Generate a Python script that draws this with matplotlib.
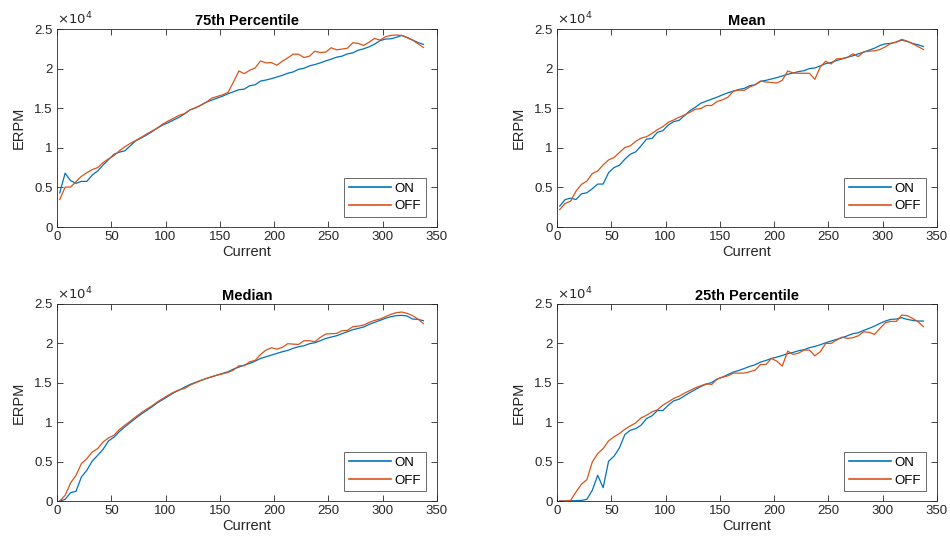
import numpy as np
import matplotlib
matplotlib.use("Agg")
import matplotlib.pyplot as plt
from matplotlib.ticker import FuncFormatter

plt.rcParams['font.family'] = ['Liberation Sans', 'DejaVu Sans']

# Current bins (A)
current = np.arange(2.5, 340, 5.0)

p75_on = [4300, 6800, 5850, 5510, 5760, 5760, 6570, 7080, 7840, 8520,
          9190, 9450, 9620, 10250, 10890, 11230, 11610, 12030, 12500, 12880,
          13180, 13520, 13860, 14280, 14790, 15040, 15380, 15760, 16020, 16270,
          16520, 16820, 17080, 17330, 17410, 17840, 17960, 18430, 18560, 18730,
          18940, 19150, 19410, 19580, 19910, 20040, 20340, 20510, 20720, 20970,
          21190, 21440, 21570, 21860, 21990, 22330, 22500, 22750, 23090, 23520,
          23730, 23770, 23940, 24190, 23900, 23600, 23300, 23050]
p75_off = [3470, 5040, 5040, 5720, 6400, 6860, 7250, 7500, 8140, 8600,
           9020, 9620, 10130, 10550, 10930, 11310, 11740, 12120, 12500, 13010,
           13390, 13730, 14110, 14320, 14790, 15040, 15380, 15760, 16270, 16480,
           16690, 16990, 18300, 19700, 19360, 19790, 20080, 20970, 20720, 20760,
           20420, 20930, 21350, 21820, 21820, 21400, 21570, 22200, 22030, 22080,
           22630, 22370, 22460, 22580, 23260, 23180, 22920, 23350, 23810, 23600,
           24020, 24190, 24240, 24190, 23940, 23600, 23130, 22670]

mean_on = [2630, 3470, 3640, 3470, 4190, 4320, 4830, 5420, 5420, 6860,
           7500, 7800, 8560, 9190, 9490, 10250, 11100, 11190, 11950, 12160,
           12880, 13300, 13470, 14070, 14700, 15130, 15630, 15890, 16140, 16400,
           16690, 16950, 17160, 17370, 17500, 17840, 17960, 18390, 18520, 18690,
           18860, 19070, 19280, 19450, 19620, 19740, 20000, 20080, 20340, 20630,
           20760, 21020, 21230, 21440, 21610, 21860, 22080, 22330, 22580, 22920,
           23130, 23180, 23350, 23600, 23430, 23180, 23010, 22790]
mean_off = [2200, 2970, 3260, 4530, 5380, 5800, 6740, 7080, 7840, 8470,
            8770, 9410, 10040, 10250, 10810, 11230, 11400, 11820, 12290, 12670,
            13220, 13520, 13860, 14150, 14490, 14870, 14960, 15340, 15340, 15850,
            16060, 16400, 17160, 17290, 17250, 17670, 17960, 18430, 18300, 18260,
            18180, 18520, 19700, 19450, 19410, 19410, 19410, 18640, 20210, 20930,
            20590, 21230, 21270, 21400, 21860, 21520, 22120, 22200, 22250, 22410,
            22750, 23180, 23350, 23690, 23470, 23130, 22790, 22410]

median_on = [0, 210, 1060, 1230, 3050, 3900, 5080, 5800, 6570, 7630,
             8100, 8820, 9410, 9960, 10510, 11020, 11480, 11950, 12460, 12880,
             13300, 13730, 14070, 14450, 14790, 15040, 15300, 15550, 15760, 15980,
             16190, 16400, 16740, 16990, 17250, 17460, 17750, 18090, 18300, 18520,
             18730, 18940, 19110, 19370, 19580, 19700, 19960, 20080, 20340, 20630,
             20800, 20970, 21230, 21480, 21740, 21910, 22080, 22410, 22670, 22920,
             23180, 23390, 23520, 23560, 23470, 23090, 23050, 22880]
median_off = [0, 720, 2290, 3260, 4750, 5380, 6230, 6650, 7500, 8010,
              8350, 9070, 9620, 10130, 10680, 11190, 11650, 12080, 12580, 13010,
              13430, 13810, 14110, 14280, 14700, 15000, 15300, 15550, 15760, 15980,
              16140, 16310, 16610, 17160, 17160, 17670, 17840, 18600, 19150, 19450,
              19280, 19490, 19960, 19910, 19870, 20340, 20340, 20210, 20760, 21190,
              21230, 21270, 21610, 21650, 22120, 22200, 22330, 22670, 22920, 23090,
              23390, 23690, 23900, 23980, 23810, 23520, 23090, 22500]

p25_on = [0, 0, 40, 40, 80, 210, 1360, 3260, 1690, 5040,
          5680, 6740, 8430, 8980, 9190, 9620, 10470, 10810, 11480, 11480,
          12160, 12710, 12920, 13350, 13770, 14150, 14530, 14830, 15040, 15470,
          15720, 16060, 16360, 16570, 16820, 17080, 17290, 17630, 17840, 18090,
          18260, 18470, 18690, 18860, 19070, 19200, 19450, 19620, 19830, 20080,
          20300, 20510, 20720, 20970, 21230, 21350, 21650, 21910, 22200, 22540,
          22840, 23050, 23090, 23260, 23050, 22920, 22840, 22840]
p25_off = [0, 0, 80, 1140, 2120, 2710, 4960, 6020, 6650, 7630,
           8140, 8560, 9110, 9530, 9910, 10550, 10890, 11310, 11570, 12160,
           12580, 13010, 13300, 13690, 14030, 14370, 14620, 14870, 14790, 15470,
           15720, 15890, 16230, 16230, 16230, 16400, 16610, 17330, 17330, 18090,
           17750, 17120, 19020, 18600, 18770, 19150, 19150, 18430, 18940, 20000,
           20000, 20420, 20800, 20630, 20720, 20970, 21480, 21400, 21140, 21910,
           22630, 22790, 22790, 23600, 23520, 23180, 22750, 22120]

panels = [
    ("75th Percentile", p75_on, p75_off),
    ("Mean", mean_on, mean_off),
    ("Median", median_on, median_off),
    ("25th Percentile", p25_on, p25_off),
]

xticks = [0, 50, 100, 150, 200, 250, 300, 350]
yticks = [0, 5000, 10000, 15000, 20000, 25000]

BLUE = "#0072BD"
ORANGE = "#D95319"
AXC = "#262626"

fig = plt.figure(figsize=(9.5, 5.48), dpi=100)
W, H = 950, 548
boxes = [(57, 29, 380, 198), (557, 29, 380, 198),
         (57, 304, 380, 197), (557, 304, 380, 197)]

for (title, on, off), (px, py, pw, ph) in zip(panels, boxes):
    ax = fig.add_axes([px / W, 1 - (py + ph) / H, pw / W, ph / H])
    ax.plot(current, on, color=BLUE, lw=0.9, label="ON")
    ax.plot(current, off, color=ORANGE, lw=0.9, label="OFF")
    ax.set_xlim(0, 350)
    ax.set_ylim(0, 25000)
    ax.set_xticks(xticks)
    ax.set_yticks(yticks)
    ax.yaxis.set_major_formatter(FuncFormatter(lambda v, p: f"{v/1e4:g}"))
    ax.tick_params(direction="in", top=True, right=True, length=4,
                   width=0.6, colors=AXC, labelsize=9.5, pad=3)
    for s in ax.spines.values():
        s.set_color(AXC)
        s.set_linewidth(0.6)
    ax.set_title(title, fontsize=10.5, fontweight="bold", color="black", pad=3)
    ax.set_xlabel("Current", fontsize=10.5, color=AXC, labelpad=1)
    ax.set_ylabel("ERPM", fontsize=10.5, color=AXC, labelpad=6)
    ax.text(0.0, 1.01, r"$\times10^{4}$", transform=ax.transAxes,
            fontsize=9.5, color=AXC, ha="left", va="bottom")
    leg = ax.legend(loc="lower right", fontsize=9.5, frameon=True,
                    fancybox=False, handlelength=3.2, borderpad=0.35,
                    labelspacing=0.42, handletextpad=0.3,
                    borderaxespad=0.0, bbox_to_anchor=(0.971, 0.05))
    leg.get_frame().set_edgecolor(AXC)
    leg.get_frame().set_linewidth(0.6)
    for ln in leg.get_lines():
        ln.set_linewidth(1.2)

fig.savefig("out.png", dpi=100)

== EXERCISE ==
Pick out lines containing the word "matplotlib", each one as written.

== SOLUTION TO THE PROBLEM ==
Generate a Python script that draws this with matplotlib.
import matplotlib
matplotlib.use("Agg")
import matplotlib.pyplot as plt
from matplotlib.ticker import FuncFormatter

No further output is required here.